The saga in Indiana took a particularly alarming turn. At least 12 elected Republicans in the state faced violent threats and swatting attempts, which are when people make false reports in an attempt to instigate frightening police responses, since Trump called on them to pass a new map. State Rep. Tim Yocum, who voted against the redistricting proposal last week, was the latest, saying he received a pipe bomb threat at his home Wednesday night.
State Sen. Michael Crider, the majority whip one of the victims of the violent threats, said, “This is my 14th year, and I’ve not seen this kind of tactics.” Crider voted against the map proposal.

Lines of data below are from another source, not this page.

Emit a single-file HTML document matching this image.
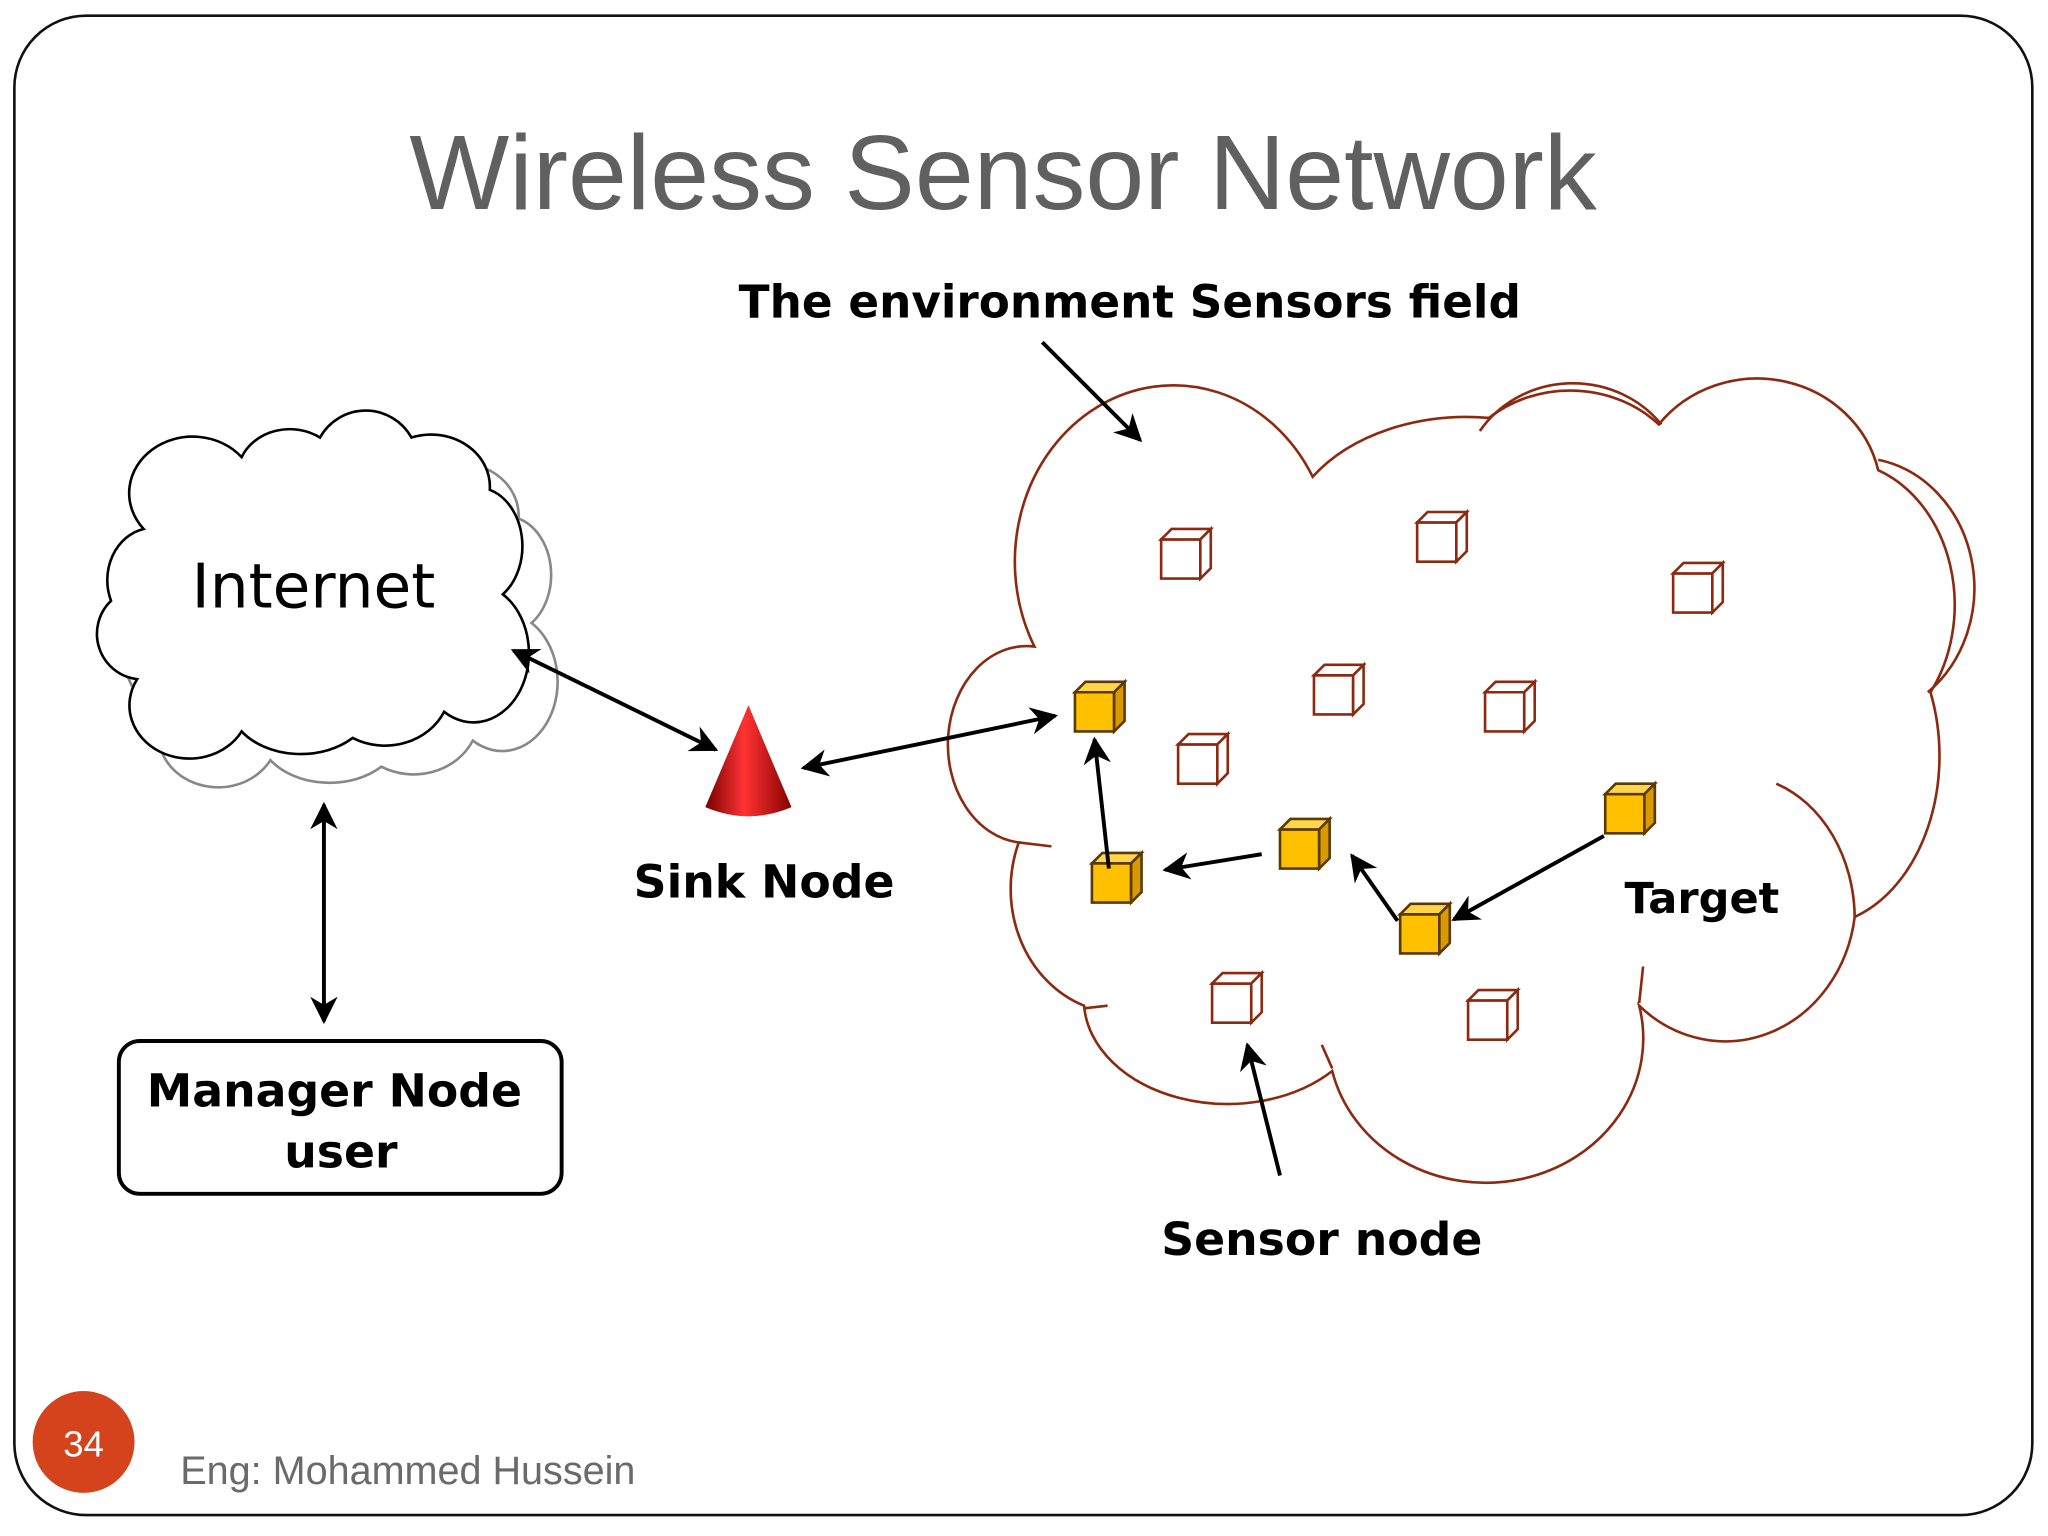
<!DOCTYPE html>
<html><head><meta charset="utf-8"><style>
html,body{margin:0;padding:0;background:#fff}
svg{display:block}
</style></head><body>
<svg width="2048" height="1536" viewBox="0 0 1568 1176" xmlns="http://www.w3.org/2000/svg">
<defs>
<marker id="a" viewBox="0 0 10 10" refX="9" refY="5" markerWidth="7" markerHeight="7" orient="auto-start-reverse"><path d="M0,0 L10,5 L0,10 L3,5 z" fill="#000"/></marker>
<g id="c"><polygon points="0,8 30,8 30,38 0,38" fill="#fff" stroke="#8b2a10" stroke-width="2"/><polygon points="0,8 8,0 38,0 30,8" fill="#fff" stroke="#8b2a10" stroke-width="2"/><polygon points="30,8 38,0 38,30 30,38" fill="#fff" stroke="#8b2a10" stroke-width="2"/></g>
<g id="y"><polygon points="0,8 30,8 30,38 0,38" fill="#ffc000" stroke="#5a3a00" stroke-width="2"/><polygon points="0,8 8,0 38,0 30,8" fill="#ffd54a" stroke="#5a3a00" stroke-width="2"/><polygon points="30,8 38,0 38,30 30,38" fill="#d89a00" stroke="#5a3a00" stroke-width="2"/></g>
<linearGradient id="cone" x1="0" x2="1"><stop offset="0" stop-color="#700"/><stop offset="0.45" stop-color="#f33"/><stop offset="1" stop-color="#800"/></linearGradient>
</defs>
<rect x="11" y="12" width="1545" height="1148" rx="55" fill="#fff" stroke="#111" stroke-width="2"/>
<text x="768" y="160" font-family="Liberation Sans, sans-serif" font-size="81" fill="#606060" text-anchor="middle">Wireless Sensor Network</text>
<text x="865" y="243" font-family="DejaVu Sans, sans-serif" font-weight="bold" font-size="34.7" text-anchor="middle">The environment Sensors field</text>
<!-- big cloud -->
<path d="M792,495 A108,120 0 0 1 1005,365 A140,100 0 0 1 1140,320 A92,80 0 0 1 1270,325 A95,90 0 0 1 1438,360 A90,110 0 0 1 1478,530 A95,130 0 0 1 1420,702 A100,110 0 0 1 1255,770 A120,110 0 0 1 1020,820 A110,80 0 0 1 830,770 A85,95 0 0 1 780,645 A60,75 0 0 1 792,495 Z" fill="#fff" stroke="#8b2a10" stroke-width="2"/>
<path d="M1133,330 A85,80 0 0 1 1272,325 M1438,352 A90,100 0 0 1 1476,530 M1360,600 A90,110 0 0 1 1420,702 M1255,768 L1258,740 M1020,818 L1012,800 M830,772 L848,770 M780,645 L805,648" fill="none" stroke="#8b2a10" stroke-width="2"/>
<line x1="798" y1="262" x2="873" y2="337" stroke="#000" stroke-width="3" marker-end="url(#a)"/>
<!-- internet cloud -->
<g fill="none" stroke="#888" stroke-width="2" transform="translate(12,12)">
<path d="M120,395 A45,40 0 0 1 195,360 A40,35 0 0 1 255,345 A40,40 0 0 1 325,345 A45,40 0 0 1 385,385 A35,45 0 0 1 395,465 A40,50 0 0 1 350,555 A50,45 0 0 1 280,575 A55,40 0 0 1 195,570 A45,40 0 0 1 115,530 A35,35 0 0 1 95,470 A35,40 0 0 1 120,395 Z"/>
</g>
<g fill="#fff" stroke="#000" stroke-width="2">
<path d="M110,405 A45,40 0 0 1 185,350 A40,35 0 0 1 245,335 A40,40 0 0 1 315,335 A45,40 0 0 1 375,375 A35,45 0 0 1 385,455 A40,50 0 0 1 340,545 A50,45 0 0 1 270,565 A55,40 0 0 1 185,560 A45,40 0 0 1 105,520 A35,35 0 0 1 85,460 A35,40 0 0 1 110,405 Z"/>
</g>
<text x="240" y="465" font-family="DejaVu Sans, sans-serif" font-size="47" text-anchor="middle">Internet</text>
<line x1="393" y1="498" x2="548" y2="574" stroke="#000" stroke-width="3" marker-start="url(#a)" marker-end="url(#a)"/>
<line x1="248" y1="616" x2="248" y2="782" stroke="#000" stroke-width="3" marker-start="url(#a)" marker-end="url(#a)"/>
<rect x="91" y="797" width="339" height="117" rx="16" fill="#fff" stroke="#000" stroke-width="3"/>
<text x="256" y="847" font-family="DejaVu Sans, sans-serif" font-weight="bold" font-size="35" text-anchor="middle">Manager Node</text>
<text x="261" y="894" font-family="DejaVu Sans, sans-serif" font-weight="bold" font-size="35" text-anchor="middle">user</text>
<!-- sink -->
<path d="M573,540 L540,618 Q573,632 606,618 Z" fill="url(#cone)"/>
<text x="585" y="687" font-family="DejaVu Sans, sans-serif" font-weight="bold" font-size="35" text-anchor="middle">Sink Node</text>
<line x1="615" y1="588" x2="808" y2="548" stroke="#000" stroke-width="3" marker-start="url(#a)" marker-end="url(#a)"/>
<!-- cubes -->
<use href="#c" x="889" y="405"/><use href="#c" x="1085" y="392"/><use href="#c" x="1281" y="431"/>
<use href="#c" x="1006" y="509"/><use href="#c" x="1137" y="522"/><use href="#c" x="902" y="562"/>
<use href="#c" x="928" y="745"/><use href="#c" x="1124" y="758"/>
<use href="#y" x="823" y="522"/><use href="#y" x="836" y="653"/><use href="#y" x="980" y="627"/>
<use href="#y" x="1072" y="692"/><use href="#y" x="1229" y="600"/>
<line x1="849" y1="665" x2="838" y2="566" stroke="#000" stroke-width="3" marker-end="url(#a)"/>
<line x1="966" y1="654" x2="892" y2="666" stroke="#000" stroke-width="3" marker-end="url(#a)"/>
<line x1="1070" y1="705" x2="1035" y2="655" stroke="#000" stroke-width="3" marker-end="url(#a)"/>
<line x1="1228" y1="640" x2="1113" y2="704" stroke="#000" stroke-width="3" marker-end="url(#a)"/>
<line x1="980" y1="900" x2="955" y2="800" stroke="#000" stroke-width="3" marker-end="url(#a)"/>
<text x="1303" y="699" font-family="DejaVu Sans, sans-serif" font-weight="bold" font-size="33" text-anchor="middle">Target</text>
<text x="1012" y="961" font-family="DejaVu Sans, sans-serif" font-weight="bold" font-size="35" text-anchor="middle">Sensor node</text>
<circle cx="64" cy="1104" r="39" fill="#d5431c"/>
<text x="64" y="1115" font-family="Liberation Sans, sans-serif" font-size="28" fill="#fff" text-anchor="middle">34</text>
<text x="138" y="1136" font-family="Liberation Sans, sans-serif" font-size="30.3" fill="#6a6a6a">Eng: Mohammed Hussein</text>
</svg>
</body></html>
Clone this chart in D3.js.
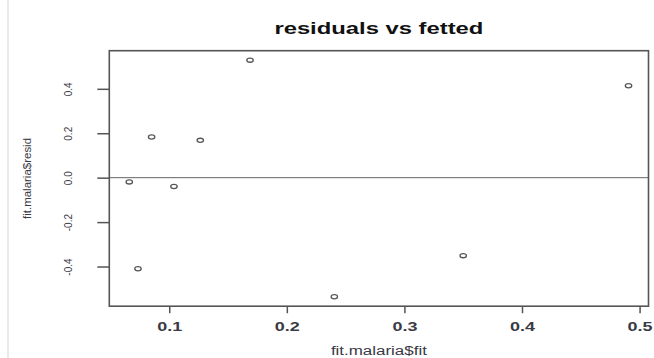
<!DOCTYPE html>
<meta charset="utf-8">
<style>
body { margin: 0; background: #fff; }
svg { display: block; font-family: Arial, "Liberation Sans", sans-serif; }
.box { fill: none; stroke: #555; stroke-width: 1.6px; }
.zero { stroke: #666; stroke-width: 1px; }
.pt { fill: none; stroke: #555; stroke-width: 1.3px; }
.tick line { stroke: #555; stroke-width: 1.5px; }
.tick text { fill: #3a3a44; }
</style>
<body>
<svg width="654" height="358"></svg>
<script src="https://d3js.org/d3.v7.min.js"></script>
<script>

// fitted values and residuals
var fitted = [0.066, 0.0734, 0.085, 0.104, 0.1264, 0.1687, 0.2404, 0.350, 0.4906]
var resid  = [-0.019, -0.410, 0.183, -0.040, 0.168, 0.529, -0.536, -0.351, 0.4135]
var xTicks = [0.1, 0.2, 0.3, 0.4, 0.5]
var yTicks = [-0.4, -0.2, 0.0, 0.2, 0.4]

var title = "residuals vs fetted",
    xlab = "fit.malaria$fit",
    ylab = "fit.malaria$resid"

var svg = d3.select("svg")

// plot region (R style, 4% padding on data range)
var L = 109.3, R = 648.5, T = 50.7, B = 306.2

function padded(v) {
  var e = d3.extent(v), p = (e[1] - e[0]) * 0.04
  return [e[0] - p, e[1] + p]
}

var x = d3.scaleLinear().domain(padded(fitted)).range([L, R])
var y = d3.scaleLinear().domain(padded(resid)).range([B, T])

// thin page edge line on the left
svg.append("line")
  .attr("x1", 8).attr("x2", 8).attr("y1", 0).attr("y2", 358)
  .attr("stroke", "#e2e2e2").attr("stroke-width", 1.5)

// zero reference line
svg.append("line").attr("class", "zero")
  .attr("x1", L).attr("x2", R)
  .attr("y1", y(0)).attr("y2", y(0))

// points
svg.selectAll(".pt")
  .data(d3.zip(fitted, resid))
  .enter().append("ellipse")
    .attr("class", "pt")
    .attr("cx", d => x(d[0]))
    .attr("cy", d => y(d[1]))
    .attr("rx", 3.2)
    .attr("ry", 2.1)

// x axis
var gx = svg.append("g")
  .attr("transform", `translate(0,${B})`)
  .call(d3.axisBottom(x).tickValues(xTicks).tickSize(7).tickPadding(0).tickFormat(d => d.toFixed(1)))
gx.select(".domain").remove()
gx.selectAll(".tick text")
  .attr("y", 24.5).attr("dy", null)
  .attr("font-size", 12.5).attr("font-weight", "bold")
  .attr("textLength", 25).attr("lengthAdjust", "spacingAndGlyphs")

// y axis, labels turned like R's default las=0
var gy = svg.append("g")
  .attr("transform", `translate(${L},0)`)
  .call(d3.axisLeft(y).tickValues(yTicks).tickSize(12).tickPadding(0).tickFormat(d => d.toFixed(1)))
gy.select(".domain").remove()
gy.selectAll(".tick text")
  .attr("x", null).attr("dy", null)
  .attr("text-anchor", "middle")
  .attr("font-size", 10)
  .attr("transform", "translate(-37.5,0) rotate(-90)")

// box
svg.append("rect").attr("class", "box")
  .attr("x", L).attr("y", T)
  .attr("width", R - L).attr("height", B - T)

// title
svg.append("text")
  .attr("x", (L + R) / 2).attr("y", 33.5)
  .attr("text-anchor", "middle")
  .attr("font-size", 17).attr("font-weight", "bold")
  .attr("fill", "#111")
  .attr("textLength", 209).attr("lengthAdjust", "spacingAndGlyphs")
  .text(title)

// axis titles
svg.append("text")
  .attr("x", (L + R) / 2).attr("y", 354.5)
  .attr("text-anchor", "middle")
  .attr("font-size", 12)
  .attr("fill", "#3a3a44")
  .attr("textLength", 96).attr("lengthAdjust", "spacingAndGlyphs")
  .text(xlab)

svg.append("text")
  .attr("transform", `translate(30.5,${(T + B) / 2}) rotate(-90)`)
  .attr("text-anchor", "middle")
  .attr("font-size", 11.5)
  .attr("fill", "#3a3a44")
  .attr("textLength", 81).attr("lengthAdjust", "spacingAndGlyphs")
  .text(ylab)

</script>
</body>
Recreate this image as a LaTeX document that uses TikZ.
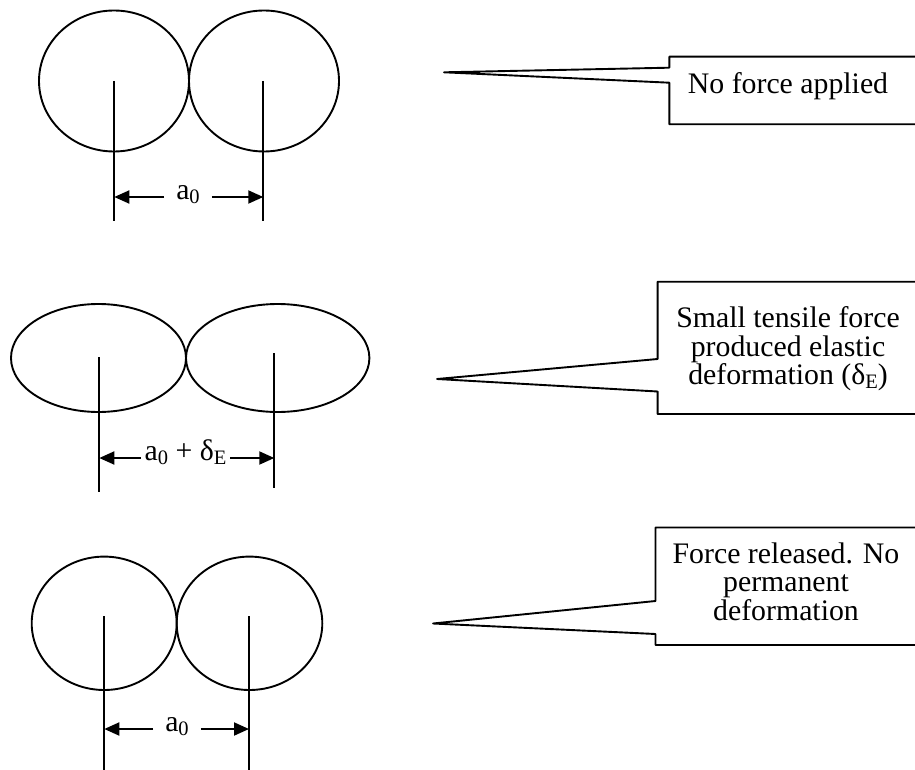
\documentclass[tikz,border=0pt]{standalone}
\usepackage{fontspec}
\setmainfont{Liberation Serif}
\usetikzlibrary{arrows.meta}
% lowered, smaller index for a_0 and delta_E
\newcommand{\lowidx}[1]{\raisebox{-0.13em}{\fontsize{20.5}{20}\selectfont #1}}

\begin{document}
\begin{tikzpicture}[x=1pt,y=-1pt,
  atom/.style={line width=1.9pt},
  guide/.style={line width=1.9pt},
  dimline/.style={line width=1.9pt, -{Triangle[length=15pt,width=13pt]}},
  dimlabel/.style={anchor=mid, inner ysep=0pt, inner xsep=12pt, font=\fontsize{29.8}{30}\selectfont},
  callout/.style={line width=1.9pt, line join=round},
  note/.style={align=center, inner sep=0pt, font=\fontsize{29.8}{28.6}\selectfont}
]
\useasboundingbox (0,0) rectangle (915,770);

% ---------- unloaded pair ----------
\draw[atom] (114,81) ellipse [x radius=75pt, y radius=70.5pt];
\draw[atom] (264,81) ellipse [x radius=75pt, y radius=70.5pt];
\coordinate (p1l) at (114.3,81);  \coordinate (p1lb) at (114.3,221);
\coordinate (p1r) at (263.3,81);  \coordinate (p1rb) at (263.3,221);
\draw[guide] (p1l) -- (p1lb);
\draw[guide] (p1r) -- (p1rb);
\node[dimlabel] (d1) at (188,197) {a\lowidx{0}};
\draw[dimline] (d1.mid west) -- (d1.mid west -| p1l);
\draw[dimline] (d1.mid east) -- (d1.mid east -| p1r);

% ---------- stretched pair ----------
\draw[atom] (98.5,358) ellipse [x radius=87.5pt, y radius=54pt];
\draw[atom] (277.7,358) ellipse [x radius=91.7pt, y radius=54pt];
\coordinate (p2l) at (99.3,357);  \coordinate (p2lb) at (99.3,492);
\coordinate (p2r) at (274.3,353); \coordinate (p2rb) at (274.3,488);
\draw[guide] (p2l) -- (p2lb);
\draw[guide] (p2r) -- (p2rb);
\node[dimlabel, inner xsep=3.5pt] (d2) at (185.5,458) {a\lowidx{0} + δ\lowidx{E}};
\draw[dimline] (d2.mid west) -- (d2.mid west -| p2l);
\draw[dimline] (d2.mid east) -- (d2.mid east -| p2r);

% ---------- released pair ----------
\draw[atom] (104.2,623.3) ellipse [x radius=72.5pt, y radius=66.7pt];
\draw[atom] (249.5,623.3) ellipse [x radius=72.8pt, y radius=66.7pt];
\coordinate (p3l) at (104.3,616); \coordinate (p3lb) at (104.3,770);
\coordinate (p3r) at (249,616);   \coordinate (p3rb) at (249,770);
\draw[guide] (p3l) -- (p3lb);
\draw[guide] (p3r) -- (p3rb);
\node[dimlabel] (d3) at (177,729) {a\lowidx{0}};
\draw[dimline] (d3.mid west) -- (d3.mid west -| p3l);
\draw[dimline] (d3.mid east) -- (d3.mid east -| p3r);

% ---------- callouts ----------
\coordinate (t1) at (444,72.3);
\draw[callout] (915,56.7) -- (669.3,56.7) -- (669.3,67.7) -- (t1)
  -- (669.3,82.7) -- (669.3,124.3) -- (915,124.3);
\node[note, anchor=base] (n1) at (788,93.3) {No force applied};

\coordinate (t2) at (437,379);
\draw[callout] (915,281.7) -- (657.6,281.7) -- (657.6,359) -- (t2)
  -- (657.6,391.5) -- (657.6,414) -- (915,414);
\node[note] (n2) at (788,349) {Small tensile force\\produced elastic\\deformation (δ\lowidx{E})};

\coordinate (t3) at (433,623.5);
\draw[callout] (915,527.5) -- (655.5,527.5) -- (655.5,601) -- (t3)
  -- (655.5,634) -- (655.5,645) -- (915,645);
\node[note] (n3) at (786,581.5) {Force released. No\\permanent\\deformation};
\end{tikzpicture}
\end{document}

State Sen. Dan Dernulc, another Republican who opposed the map, said he received the same pipe bomb threat as Crider, which particularly alarmed his wife. He was swatted twice, and pizzas have repeatedly been sent to his home, another intimidation tactic. He said police stationed a squad car outside his home to ensure his and his family’s safety.
“It doesn’t affect the way I’m going to vote,” he told NBC News on Wednesday. “But it’s still unnerving. I don’t want to be killed.”
State Sen. Greg Goode, a Republican whom Trump has singled out on social media, said he was the victim of a swatting attempt when someone claiming to be Goode told police he’d murdered his wife and child.
“My front door was kicked in. I had weapons pointed directly at me. I am so grateful that I was home. My wife and son were in the basement getting Christmas decorations,” he recalled.
During a debate on the state Senate floor, Goode said he spent months listening to his constituents and understood they didn’t support a mid-decade redistricting effort that would divide communities. He had not stated his position prior to Thursday before ultimately voting against the map.
“I’m a Christian first, then an American, then a conservative, then a Republican — in that order,” he said, invoking a phrase often used by former Vice President Mike Pence, the former governor of Indiana. “I’m confident that my vote reflects the will of my constituents.”